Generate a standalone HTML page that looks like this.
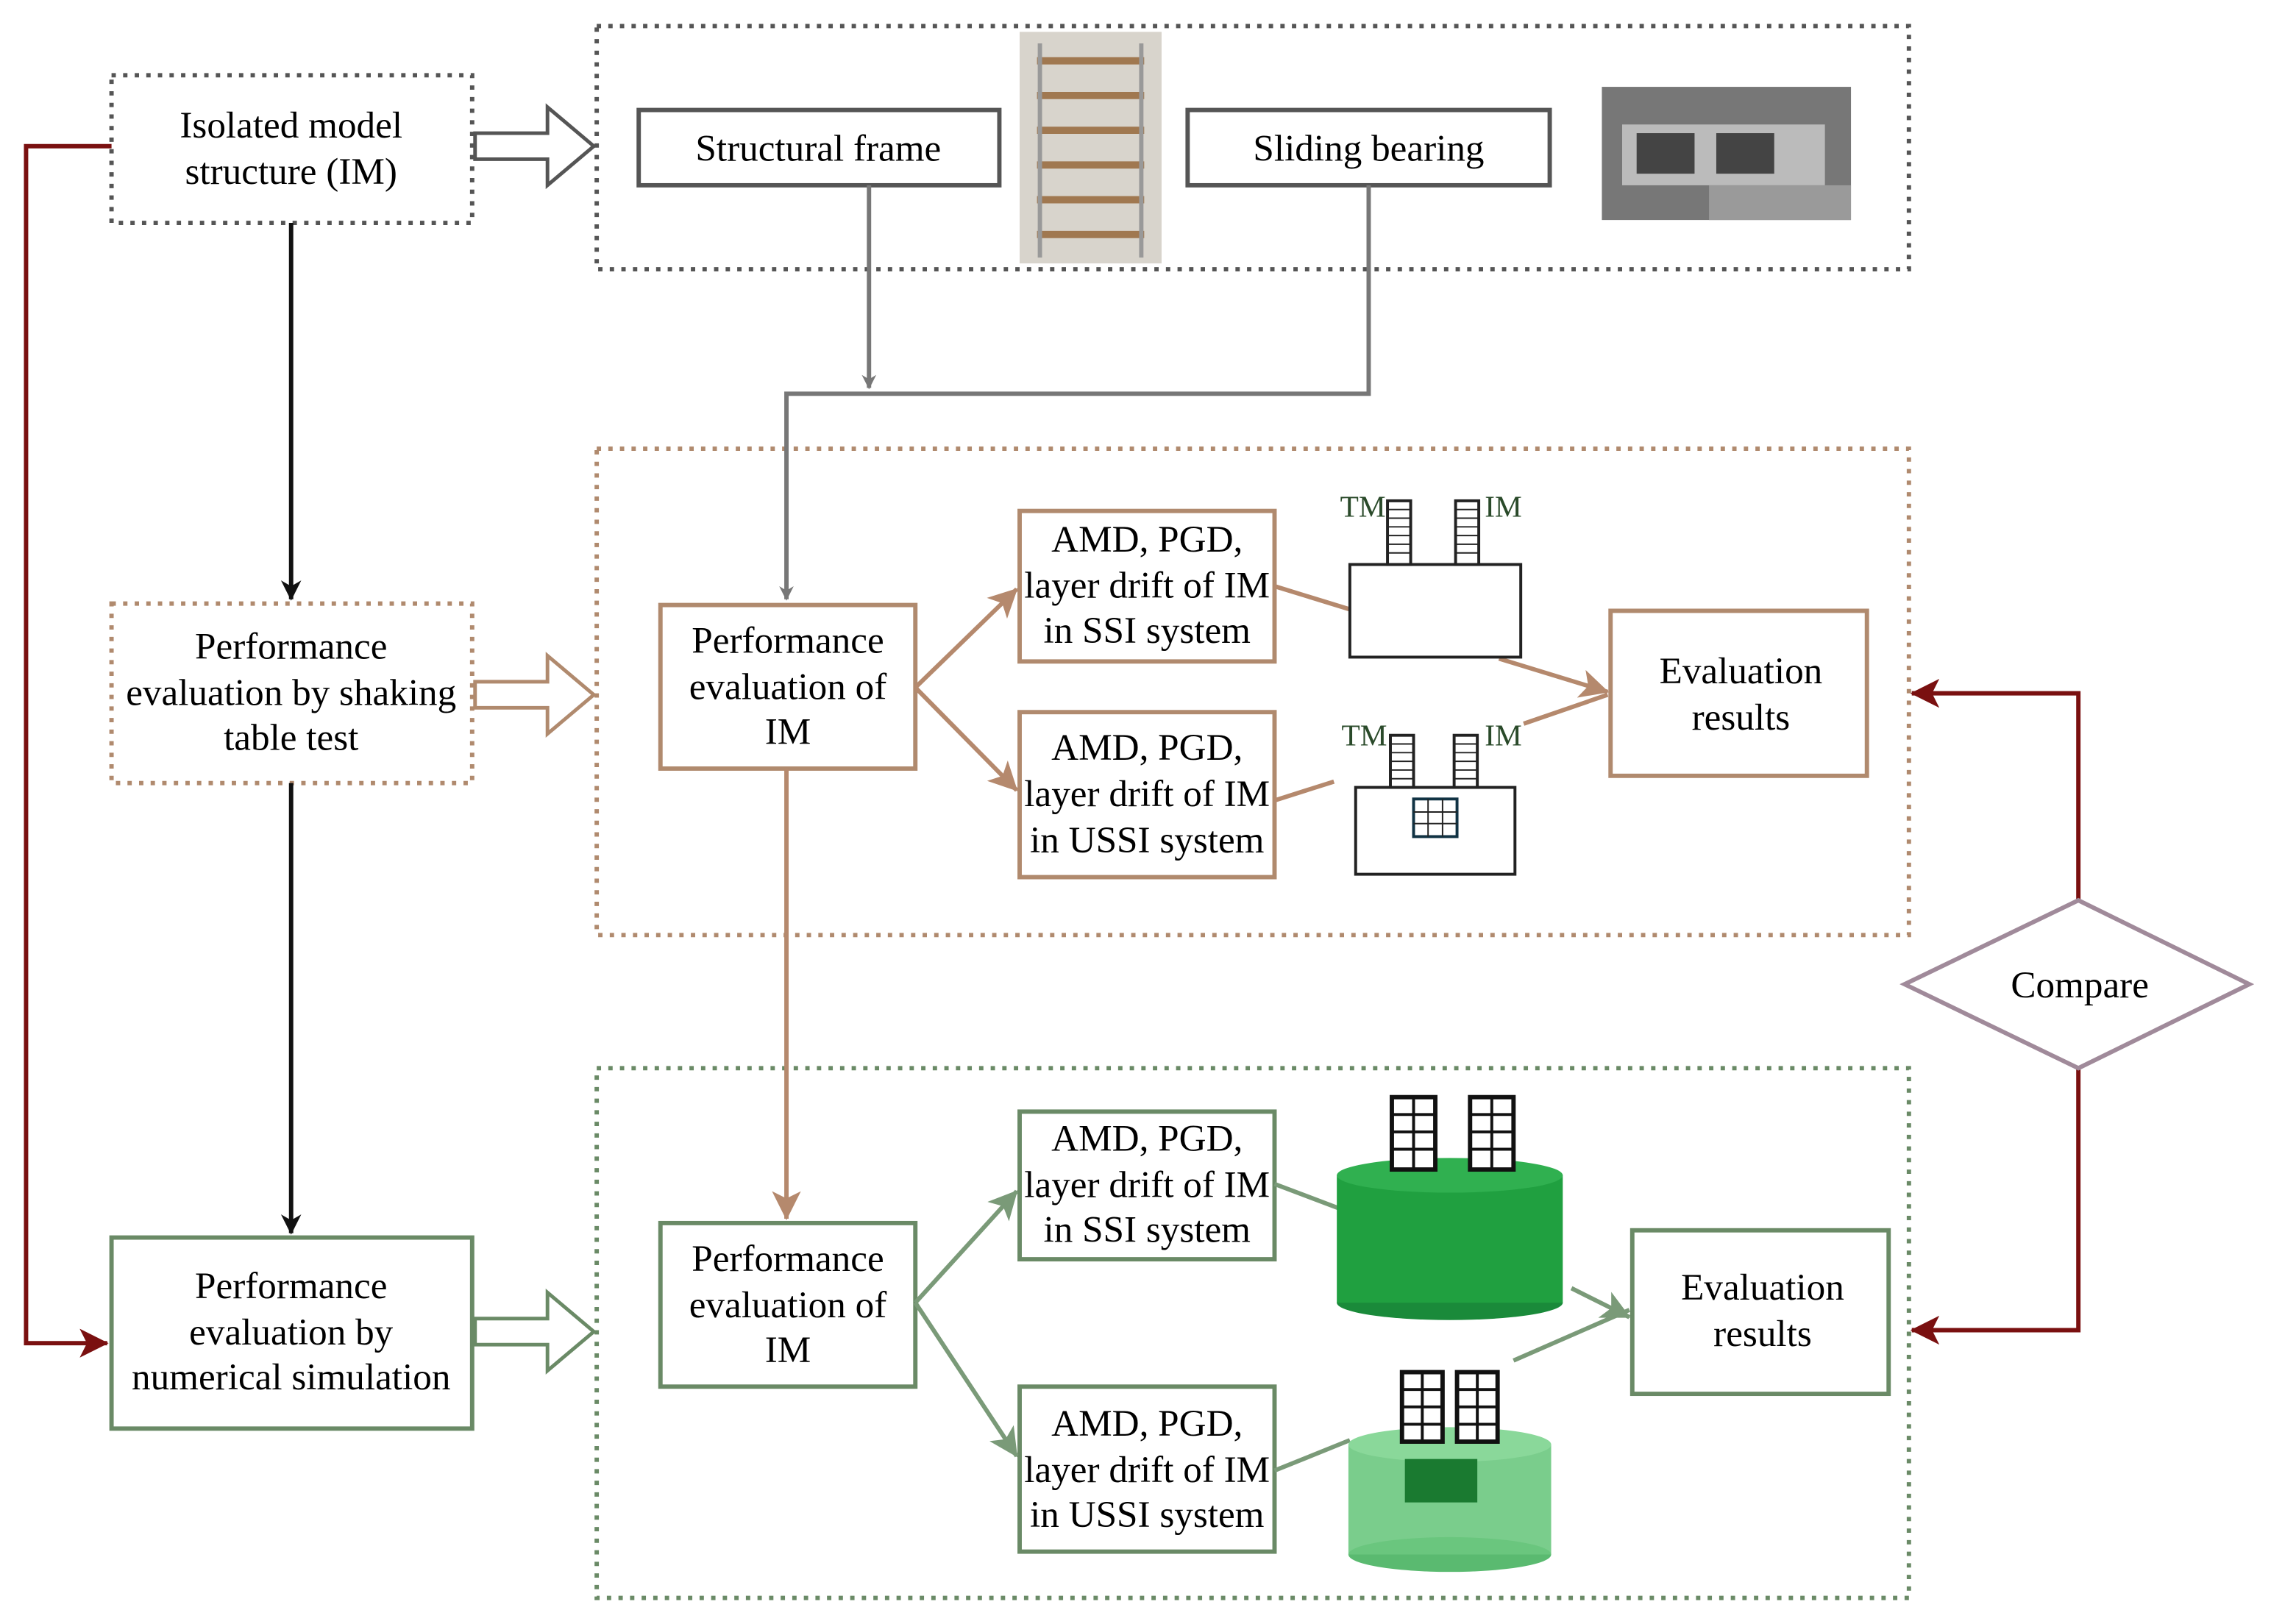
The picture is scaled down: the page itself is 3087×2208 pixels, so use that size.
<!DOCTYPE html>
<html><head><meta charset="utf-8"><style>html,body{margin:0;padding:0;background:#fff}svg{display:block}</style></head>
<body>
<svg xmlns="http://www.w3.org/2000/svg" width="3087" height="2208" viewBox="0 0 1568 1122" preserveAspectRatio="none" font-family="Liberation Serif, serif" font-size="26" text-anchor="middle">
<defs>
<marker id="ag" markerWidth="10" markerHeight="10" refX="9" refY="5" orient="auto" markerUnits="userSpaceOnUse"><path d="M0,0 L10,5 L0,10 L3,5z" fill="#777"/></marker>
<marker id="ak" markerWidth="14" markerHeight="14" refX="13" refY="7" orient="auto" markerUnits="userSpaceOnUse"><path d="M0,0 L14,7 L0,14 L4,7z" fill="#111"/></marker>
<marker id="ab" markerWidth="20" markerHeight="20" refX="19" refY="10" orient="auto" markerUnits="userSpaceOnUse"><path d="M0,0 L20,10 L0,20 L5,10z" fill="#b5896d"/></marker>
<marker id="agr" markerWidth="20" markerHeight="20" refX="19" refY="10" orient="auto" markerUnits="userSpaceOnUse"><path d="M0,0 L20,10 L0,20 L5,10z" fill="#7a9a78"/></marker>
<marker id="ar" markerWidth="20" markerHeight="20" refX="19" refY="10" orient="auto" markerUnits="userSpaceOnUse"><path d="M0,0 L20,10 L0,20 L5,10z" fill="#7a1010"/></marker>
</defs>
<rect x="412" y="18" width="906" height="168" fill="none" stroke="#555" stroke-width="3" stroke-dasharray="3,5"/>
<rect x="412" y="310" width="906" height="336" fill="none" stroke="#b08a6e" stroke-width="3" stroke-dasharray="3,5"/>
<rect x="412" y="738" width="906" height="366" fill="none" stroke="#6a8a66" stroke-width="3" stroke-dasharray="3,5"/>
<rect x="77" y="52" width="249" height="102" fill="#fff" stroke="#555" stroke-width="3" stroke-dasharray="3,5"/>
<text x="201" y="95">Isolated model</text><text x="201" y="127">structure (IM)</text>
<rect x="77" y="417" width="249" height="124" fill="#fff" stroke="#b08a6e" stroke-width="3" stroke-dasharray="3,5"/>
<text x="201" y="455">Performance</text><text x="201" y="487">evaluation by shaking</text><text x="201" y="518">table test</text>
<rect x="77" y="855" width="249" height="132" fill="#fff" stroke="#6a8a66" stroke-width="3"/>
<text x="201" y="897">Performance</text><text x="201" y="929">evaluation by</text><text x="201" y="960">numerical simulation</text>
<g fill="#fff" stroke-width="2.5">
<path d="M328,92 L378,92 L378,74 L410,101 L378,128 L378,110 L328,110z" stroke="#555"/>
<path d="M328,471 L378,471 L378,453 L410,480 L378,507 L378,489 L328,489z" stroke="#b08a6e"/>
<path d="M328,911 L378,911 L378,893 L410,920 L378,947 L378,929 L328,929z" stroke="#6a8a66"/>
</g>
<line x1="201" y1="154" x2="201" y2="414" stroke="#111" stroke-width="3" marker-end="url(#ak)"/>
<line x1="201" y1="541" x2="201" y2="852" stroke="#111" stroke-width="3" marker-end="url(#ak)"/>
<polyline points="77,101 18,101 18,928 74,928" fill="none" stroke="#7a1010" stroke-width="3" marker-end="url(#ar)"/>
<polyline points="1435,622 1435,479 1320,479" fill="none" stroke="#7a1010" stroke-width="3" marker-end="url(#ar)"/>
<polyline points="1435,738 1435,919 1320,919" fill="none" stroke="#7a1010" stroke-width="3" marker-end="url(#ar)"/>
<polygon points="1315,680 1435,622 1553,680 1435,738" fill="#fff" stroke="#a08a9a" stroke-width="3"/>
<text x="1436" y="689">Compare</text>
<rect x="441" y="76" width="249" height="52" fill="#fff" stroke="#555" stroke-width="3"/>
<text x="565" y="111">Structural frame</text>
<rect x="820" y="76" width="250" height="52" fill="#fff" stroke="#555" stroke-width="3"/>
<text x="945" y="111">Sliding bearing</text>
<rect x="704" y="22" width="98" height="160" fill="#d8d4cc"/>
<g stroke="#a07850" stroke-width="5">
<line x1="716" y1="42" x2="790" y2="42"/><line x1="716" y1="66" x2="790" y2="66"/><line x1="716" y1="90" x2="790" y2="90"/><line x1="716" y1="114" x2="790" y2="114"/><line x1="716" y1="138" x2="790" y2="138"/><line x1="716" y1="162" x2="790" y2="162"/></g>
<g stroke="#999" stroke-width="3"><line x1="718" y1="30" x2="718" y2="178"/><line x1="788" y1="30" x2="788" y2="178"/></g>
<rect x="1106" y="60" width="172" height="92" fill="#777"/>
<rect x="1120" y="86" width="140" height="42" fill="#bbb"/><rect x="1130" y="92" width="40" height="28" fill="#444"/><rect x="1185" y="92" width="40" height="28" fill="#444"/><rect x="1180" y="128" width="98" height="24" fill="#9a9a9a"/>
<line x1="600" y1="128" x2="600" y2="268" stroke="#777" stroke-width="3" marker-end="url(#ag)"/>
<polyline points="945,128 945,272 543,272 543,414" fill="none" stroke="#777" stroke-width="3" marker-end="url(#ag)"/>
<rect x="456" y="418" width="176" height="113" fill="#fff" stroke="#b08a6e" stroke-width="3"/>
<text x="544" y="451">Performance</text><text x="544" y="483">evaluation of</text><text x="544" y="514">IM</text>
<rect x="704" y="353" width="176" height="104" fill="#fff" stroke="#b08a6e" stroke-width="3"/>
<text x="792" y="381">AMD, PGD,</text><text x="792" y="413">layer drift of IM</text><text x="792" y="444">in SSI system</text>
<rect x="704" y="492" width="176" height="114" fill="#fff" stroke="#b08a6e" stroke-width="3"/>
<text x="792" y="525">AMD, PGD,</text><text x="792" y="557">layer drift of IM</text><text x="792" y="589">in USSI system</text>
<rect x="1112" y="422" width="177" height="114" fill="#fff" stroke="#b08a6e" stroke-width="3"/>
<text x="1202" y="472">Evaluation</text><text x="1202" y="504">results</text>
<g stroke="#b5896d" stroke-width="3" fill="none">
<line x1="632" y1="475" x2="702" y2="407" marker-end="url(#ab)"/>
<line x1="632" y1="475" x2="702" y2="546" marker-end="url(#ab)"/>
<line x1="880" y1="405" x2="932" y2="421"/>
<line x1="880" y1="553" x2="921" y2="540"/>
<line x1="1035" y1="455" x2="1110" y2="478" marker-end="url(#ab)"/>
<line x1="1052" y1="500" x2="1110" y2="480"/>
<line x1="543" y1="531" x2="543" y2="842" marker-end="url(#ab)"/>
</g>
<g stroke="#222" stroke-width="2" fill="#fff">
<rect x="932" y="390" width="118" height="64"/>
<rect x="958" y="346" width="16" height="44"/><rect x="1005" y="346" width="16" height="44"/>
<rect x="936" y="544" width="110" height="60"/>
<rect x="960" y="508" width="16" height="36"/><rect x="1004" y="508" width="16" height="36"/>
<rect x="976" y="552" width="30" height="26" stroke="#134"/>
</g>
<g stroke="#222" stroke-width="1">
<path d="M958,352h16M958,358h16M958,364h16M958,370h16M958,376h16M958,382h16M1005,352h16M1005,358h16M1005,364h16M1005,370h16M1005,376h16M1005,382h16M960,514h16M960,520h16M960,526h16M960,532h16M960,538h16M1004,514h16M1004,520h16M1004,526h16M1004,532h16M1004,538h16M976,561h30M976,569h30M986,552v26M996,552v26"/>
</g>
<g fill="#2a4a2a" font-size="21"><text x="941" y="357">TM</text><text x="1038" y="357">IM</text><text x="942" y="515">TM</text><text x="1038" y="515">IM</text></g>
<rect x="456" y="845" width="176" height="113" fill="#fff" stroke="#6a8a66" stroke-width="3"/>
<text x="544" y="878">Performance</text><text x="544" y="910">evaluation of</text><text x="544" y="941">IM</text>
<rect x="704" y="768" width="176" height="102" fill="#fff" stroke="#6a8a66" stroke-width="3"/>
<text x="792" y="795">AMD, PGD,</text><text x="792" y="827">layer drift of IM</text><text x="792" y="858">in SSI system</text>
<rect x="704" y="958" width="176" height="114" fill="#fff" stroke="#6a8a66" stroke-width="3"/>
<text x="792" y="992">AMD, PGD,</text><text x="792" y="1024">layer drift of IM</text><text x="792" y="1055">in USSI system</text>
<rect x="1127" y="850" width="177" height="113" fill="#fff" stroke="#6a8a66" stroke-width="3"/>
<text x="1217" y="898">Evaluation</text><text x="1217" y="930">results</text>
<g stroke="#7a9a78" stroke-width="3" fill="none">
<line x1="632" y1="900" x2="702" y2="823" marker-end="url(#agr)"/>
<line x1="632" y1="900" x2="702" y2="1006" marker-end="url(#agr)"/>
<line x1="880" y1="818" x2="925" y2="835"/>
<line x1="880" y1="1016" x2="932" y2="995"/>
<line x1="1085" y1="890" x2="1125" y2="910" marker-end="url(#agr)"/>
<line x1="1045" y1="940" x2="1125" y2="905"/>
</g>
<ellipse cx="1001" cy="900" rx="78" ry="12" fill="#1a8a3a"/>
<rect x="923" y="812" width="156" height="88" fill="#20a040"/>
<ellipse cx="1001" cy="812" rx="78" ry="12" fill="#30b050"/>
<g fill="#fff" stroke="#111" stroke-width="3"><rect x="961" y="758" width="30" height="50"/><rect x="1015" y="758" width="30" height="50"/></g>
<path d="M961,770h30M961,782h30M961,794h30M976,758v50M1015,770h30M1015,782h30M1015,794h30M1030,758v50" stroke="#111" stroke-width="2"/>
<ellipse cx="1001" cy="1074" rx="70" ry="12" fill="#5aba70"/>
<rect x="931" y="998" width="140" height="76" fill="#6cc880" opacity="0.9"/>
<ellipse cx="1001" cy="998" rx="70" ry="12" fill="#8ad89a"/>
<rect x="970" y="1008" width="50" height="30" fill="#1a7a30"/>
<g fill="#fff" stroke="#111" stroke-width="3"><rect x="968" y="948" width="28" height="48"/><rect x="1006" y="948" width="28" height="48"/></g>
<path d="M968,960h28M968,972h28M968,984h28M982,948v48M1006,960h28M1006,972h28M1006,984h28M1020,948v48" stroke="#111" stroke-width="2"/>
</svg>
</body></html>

=-=-=-=-=

## [Given exercise]
Show all lines above holding "size".

## [Output for this exercise]
The picture is scaled down: the page itself is 3087×2208 pixels, so use that size.
<svg xmlns="http://www.w3.org/2000/svg" width="3087" height="2208" viewBox="0 0 1568 1122" preserveAspectRatio="none" font-family="Liberation Serif, serif" font-size="26" text-anchor="middle">
<g fill="#2a4a2a" font-size="21"><text x="941" y="357">TM</text><text x="1038" y="357">IM</text><text x="942" y="515">TM</text><text x="1038" y="515">IM</text></g>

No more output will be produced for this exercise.